(Code that draws figures)
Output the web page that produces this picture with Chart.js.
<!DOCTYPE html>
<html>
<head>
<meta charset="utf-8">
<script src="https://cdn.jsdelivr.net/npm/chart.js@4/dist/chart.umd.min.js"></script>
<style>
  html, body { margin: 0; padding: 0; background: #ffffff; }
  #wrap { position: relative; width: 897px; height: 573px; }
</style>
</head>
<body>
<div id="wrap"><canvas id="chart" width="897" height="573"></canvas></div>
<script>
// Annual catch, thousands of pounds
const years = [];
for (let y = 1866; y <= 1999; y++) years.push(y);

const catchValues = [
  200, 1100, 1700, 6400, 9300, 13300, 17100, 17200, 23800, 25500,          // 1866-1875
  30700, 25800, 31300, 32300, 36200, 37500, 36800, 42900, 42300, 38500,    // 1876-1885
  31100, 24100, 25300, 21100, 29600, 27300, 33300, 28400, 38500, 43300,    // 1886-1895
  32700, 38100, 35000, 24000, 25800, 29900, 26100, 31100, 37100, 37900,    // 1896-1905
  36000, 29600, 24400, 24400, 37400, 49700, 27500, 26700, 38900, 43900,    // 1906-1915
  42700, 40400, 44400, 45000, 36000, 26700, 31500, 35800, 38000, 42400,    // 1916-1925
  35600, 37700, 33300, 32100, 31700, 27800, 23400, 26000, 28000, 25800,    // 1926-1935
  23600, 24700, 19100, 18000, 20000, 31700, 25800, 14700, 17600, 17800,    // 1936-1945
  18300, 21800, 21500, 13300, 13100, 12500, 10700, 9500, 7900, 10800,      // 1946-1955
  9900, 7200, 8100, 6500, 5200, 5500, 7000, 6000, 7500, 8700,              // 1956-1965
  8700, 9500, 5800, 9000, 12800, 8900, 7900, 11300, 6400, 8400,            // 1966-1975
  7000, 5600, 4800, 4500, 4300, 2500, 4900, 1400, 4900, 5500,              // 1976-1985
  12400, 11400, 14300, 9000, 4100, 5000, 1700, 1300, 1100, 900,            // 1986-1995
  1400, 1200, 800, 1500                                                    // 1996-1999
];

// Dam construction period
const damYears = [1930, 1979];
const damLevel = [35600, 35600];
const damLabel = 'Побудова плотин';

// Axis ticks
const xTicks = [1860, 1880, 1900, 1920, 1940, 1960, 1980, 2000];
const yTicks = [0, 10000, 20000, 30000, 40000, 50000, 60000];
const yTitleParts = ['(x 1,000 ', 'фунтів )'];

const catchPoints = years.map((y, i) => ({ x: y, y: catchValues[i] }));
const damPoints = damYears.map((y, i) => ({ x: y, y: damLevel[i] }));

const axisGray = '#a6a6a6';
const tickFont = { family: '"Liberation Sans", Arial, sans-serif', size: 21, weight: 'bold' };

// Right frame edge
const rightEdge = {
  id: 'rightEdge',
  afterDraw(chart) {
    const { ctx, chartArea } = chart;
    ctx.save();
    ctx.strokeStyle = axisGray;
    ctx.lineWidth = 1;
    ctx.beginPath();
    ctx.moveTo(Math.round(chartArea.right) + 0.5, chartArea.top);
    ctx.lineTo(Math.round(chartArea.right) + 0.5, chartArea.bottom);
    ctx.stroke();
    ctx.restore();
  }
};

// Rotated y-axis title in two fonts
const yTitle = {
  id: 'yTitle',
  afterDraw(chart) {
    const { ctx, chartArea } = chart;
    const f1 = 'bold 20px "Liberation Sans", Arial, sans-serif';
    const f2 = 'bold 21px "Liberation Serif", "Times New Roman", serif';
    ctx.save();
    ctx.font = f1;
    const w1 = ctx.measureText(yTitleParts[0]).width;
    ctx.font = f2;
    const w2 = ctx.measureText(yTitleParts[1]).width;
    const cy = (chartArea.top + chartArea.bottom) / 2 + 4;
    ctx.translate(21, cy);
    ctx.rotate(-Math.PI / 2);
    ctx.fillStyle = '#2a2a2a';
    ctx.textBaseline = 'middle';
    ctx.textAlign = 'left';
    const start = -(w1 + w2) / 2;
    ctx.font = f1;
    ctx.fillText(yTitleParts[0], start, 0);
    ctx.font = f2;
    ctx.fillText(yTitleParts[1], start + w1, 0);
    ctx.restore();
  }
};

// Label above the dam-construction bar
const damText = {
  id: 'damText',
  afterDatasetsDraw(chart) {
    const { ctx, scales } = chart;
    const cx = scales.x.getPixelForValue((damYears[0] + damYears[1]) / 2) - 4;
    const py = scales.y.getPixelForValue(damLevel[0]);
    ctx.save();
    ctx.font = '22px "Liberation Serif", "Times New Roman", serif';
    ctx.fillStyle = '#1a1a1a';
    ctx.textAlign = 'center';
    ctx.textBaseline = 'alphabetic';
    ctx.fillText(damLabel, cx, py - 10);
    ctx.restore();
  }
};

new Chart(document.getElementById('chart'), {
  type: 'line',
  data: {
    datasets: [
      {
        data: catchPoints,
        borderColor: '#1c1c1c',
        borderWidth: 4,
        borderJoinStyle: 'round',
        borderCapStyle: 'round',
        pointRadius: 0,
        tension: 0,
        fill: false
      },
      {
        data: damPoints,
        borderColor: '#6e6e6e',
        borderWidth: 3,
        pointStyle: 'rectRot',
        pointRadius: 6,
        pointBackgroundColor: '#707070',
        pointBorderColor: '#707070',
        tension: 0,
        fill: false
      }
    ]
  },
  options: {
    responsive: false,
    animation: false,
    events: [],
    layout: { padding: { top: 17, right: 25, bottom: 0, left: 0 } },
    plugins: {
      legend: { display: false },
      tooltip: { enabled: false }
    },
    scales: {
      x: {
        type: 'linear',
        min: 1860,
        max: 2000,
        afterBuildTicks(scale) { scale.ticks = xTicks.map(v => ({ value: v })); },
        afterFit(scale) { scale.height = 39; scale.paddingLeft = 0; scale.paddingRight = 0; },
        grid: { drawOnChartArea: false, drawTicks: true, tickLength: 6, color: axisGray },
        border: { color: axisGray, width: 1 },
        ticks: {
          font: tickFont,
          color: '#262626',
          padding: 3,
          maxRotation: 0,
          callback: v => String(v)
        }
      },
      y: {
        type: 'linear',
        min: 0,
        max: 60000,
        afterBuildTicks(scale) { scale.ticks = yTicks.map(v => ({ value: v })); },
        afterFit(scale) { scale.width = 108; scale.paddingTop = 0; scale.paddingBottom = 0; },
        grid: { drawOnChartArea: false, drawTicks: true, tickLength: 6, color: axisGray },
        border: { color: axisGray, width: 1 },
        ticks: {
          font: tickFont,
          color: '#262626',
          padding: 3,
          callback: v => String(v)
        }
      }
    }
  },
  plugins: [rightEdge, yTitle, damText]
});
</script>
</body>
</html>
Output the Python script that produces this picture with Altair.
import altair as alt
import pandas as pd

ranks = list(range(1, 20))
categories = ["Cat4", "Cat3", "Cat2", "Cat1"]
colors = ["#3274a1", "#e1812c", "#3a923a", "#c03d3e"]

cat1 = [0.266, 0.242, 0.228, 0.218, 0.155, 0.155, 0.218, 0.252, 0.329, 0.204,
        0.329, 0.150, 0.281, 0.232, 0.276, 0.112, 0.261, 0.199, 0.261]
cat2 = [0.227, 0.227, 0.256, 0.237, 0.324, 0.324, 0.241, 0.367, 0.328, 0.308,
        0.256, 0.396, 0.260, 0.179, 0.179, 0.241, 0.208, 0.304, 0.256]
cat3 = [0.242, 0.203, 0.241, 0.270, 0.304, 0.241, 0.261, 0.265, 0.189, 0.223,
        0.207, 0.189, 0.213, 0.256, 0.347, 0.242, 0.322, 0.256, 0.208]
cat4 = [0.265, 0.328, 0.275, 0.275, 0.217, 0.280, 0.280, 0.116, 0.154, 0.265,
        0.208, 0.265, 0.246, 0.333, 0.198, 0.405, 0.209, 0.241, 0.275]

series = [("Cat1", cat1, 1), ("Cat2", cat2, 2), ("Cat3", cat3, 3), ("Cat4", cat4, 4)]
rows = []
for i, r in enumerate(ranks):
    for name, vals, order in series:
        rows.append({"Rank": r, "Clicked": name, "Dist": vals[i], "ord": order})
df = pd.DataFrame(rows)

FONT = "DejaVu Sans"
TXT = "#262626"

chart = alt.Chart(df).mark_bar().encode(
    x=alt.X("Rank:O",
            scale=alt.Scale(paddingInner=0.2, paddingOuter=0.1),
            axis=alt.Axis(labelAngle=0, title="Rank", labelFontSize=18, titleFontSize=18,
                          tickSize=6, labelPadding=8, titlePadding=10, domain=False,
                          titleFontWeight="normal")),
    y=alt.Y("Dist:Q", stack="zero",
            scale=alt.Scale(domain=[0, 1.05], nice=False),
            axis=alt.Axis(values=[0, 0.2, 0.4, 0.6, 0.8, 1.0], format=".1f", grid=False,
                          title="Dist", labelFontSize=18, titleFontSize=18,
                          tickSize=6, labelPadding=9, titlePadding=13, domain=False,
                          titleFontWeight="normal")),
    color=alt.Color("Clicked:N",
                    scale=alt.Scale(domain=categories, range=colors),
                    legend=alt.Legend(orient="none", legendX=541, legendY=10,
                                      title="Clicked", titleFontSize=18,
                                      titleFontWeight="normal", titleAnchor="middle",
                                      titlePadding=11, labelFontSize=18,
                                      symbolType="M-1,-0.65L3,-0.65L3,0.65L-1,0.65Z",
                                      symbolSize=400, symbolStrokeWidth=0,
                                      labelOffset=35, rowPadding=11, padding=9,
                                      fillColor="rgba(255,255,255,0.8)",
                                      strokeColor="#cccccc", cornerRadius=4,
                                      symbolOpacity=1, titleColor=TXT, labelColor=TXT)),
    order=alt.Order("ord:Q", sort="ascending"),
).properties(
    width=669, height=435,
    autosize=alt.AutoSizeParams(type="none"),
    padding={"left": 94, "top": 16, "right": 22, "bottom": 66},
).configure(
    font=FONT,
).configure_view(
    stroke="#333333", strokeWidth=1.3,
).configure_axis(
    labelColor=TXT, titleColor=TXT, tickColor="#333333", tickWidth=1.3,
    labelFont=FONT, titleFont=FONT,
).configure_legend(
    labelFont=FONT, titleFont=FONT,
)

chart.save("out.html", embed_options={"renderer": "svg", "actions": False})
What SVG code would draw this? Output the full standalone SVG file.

• Objective:
Everything from the first line of the records above to the line containing "for (let y = 1866;", inclusive, should be repeated exactly; leave out the rest.

• Result:
Output the web page that produces this picture with Chart.js.
<!DOCTYPE html>
<html>
<head>
<meta charset="utf-8">
<script src="https://cdn.jsdelivr.net/npm/chart.js@4/dist/chart.umd.min.js"></script>
<style>
  html, body { margin: 0; padding: 0; background: #ffffff; }
  #wrap { position: relative; width: 897px; height: 573px; }
</style>
</head>
<body>
<div id="wrap"><canvas id="chart" width="897" height="573"></canvas></div>
<script>
// Annual catch, thousands of pounds
const years = [];
for (let y = 1866; y <= 1999; y++) years.push(y);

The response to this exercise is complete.